In the interview, Abp. Chaput noted that poor pastoral practice leads to misunderstandings regarding Church teaching. "[A]mbiguity about communion for the divorced and civilly remarried impacts our understanding of not one but two sacraments: marriage and the Eucharist."
In an interview earlier this month, Cardinal-designate Kevin Farrell, the newly appointed prefect of the Vatican's super dicastery for Laity, the Family and Life, took exception to Abp. Chaput's firm guidelines
implementing AL, in which Chaput rejected opening up Holy Communion to the divorced and civilly remarried.
Farrell told Catholic News Service
(CNS) — the official news arm of the U.S. Conference of Catholic Bishops — "I don't share the view of what Archbishop Chaput did. No, I think there are all kinds of different circumstances and situations that we have to look at — each case as it is presented to us."
The cardinal-designate went so far as to say that such implementation "has to be done in communion with our bishops. I think that it would have been wiser to wait for the gathering of the conference of bishops where all the bishops of the United States or all the bishops of a country would sit down and discuss these things."
On Thursday, November 17, Abp. Chaput published his response
to CNS after it had asked him to comment on Farrell's criticisms.

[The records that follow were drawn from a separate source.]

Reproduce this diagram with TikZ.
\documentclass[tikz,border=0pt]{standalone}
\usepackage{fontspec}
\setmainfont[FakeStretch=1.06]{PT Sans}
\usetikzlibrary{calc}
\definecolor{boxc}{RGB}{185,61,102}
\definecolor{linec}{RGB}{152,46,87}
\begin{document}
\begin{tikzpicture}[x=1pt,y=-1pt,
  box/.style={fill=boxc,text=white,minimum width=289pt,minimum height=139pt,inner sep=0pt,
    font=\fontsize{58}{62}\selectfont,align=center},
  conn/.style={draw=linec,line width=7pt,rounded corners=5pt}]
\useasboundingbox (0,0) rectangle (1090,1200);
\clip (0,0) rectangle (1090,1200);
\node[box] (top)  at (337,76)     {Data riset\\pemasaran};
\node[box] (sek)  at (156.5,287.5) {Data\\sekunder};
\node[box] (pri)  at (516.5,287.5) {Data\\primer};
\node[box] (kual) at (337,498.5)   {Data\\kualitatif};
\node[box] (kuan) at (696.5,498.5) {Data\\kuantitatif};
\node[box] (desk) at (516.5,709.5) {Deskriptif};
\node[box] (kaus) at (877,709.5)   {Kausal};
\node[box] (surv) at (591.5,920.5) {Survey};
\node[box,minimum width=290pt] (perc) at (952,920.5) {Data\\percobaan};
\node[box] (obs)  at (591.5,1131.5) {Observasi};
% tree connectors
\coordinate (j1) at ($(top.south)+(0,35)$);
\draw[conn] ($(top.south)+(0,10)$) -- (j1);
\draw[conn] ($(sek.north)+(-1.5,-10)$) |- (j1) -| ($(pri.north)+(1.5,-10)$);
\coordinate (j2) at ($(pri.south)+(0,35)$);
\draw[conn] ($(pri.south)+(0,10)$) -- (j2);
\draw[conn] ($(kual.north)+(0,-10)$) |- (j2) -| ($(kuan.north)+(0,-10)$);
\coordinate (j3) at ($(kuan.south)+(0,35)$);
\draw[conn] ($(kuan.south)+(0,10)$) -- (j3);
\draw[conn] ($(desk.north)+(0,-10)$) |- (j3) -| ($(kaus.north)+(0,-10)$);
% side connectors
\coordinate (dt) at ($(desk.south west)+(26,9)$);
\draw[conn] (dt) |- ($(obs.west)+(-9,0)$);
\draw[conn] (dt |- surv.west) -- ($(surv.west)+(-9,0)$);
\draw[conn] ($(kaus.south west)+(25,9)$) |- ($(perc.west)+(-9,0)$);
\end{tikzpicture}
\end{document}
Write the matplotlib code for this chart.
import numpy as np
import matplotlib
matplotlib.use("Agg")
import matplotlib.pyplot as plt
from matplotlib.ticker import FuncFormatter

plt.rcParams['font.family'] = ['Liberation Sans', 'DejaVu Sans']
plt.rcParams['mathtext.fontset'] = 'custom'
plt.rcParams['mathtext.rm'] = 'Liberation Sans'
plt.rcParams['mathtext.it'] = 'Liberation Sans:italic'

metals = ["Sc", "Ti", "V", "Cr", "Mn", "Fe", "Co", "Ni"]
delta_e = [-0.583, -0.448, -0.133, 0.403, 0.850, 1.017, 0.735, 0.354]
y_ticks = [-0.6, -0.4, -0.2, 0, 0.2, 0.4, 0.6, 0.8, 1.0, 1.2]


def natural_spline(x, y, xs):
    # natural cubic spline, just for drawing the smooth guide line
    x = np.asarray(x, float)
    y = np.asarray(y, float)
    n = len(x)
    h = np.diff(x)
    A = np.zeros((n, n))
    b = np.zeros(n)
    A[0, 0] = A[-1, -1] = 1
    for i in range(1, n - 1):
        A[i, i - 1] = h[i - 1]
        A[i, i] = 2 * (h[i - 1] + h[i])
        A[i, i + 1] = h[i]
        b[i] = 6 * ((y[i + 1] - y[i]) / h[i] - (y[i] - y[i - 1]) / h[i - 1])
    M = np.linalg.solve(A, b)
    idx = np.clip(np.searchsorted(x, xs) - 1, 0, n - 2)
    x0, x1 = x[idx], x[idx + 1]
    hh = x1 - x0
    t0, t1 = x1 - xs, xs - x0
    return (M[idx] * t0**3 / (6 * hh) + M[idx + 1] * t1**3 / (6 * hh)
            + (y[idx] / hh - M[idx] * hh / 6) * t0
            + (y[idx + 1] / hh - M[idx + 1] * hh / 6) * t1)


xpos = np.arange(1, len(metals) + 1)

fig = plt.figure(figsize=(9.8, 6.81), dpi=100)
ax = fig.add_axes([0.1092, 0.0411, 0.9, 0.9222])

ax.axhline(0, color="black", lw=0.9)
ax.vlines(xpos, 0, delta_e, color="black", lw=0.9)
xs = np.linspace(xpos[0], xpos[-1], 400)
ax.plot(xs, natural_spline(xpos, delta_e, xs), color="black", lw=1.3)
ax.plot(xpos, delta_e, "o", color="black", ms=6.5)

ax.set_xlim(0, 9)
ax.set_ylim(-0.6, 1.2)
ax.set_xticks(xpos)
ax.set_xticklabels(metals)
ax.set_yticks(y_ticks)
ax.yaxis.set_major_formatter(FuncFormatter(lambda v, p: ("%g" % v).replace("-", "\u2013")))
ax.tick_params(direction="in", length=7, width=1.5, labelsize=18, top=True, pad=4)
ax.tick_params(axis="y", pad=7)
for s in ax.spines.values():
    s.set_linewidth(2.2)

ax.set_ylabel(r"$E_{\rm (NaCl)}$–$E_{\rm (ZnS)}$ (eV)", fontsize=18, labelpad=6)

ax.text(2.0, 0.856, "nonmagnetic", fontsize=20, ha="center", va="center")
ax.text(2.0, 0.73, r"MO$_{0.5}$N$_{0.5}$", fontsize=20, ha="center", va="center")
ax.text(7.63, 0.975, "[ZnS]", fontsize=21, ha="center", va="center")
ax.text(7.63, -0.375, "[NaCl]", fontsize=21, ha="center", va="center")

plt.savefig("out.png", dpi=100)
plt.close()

Under canon law — not to mention common sense — governance of a diocese belongs to the local bishop as a successor of the apostles, not to a conference, though bishops' conferences can often provide a valuable forum for discussion. As a former resident bishop, the cardinal-designate surely knows this, which makes his comments all the more puzzling in the light of our commitment to fraternal collegiality.
Archbishop Chaput seemingly addressed
this point again last week. "Our own diocesan guidelines for Amoris Laetitia, issued back in July, came from a very thorough consultation," he said. "They've been well received. Other local bishops have taken similar steps, and I hope more do the same. It’s the local bishop’s responsibility to govern and teach."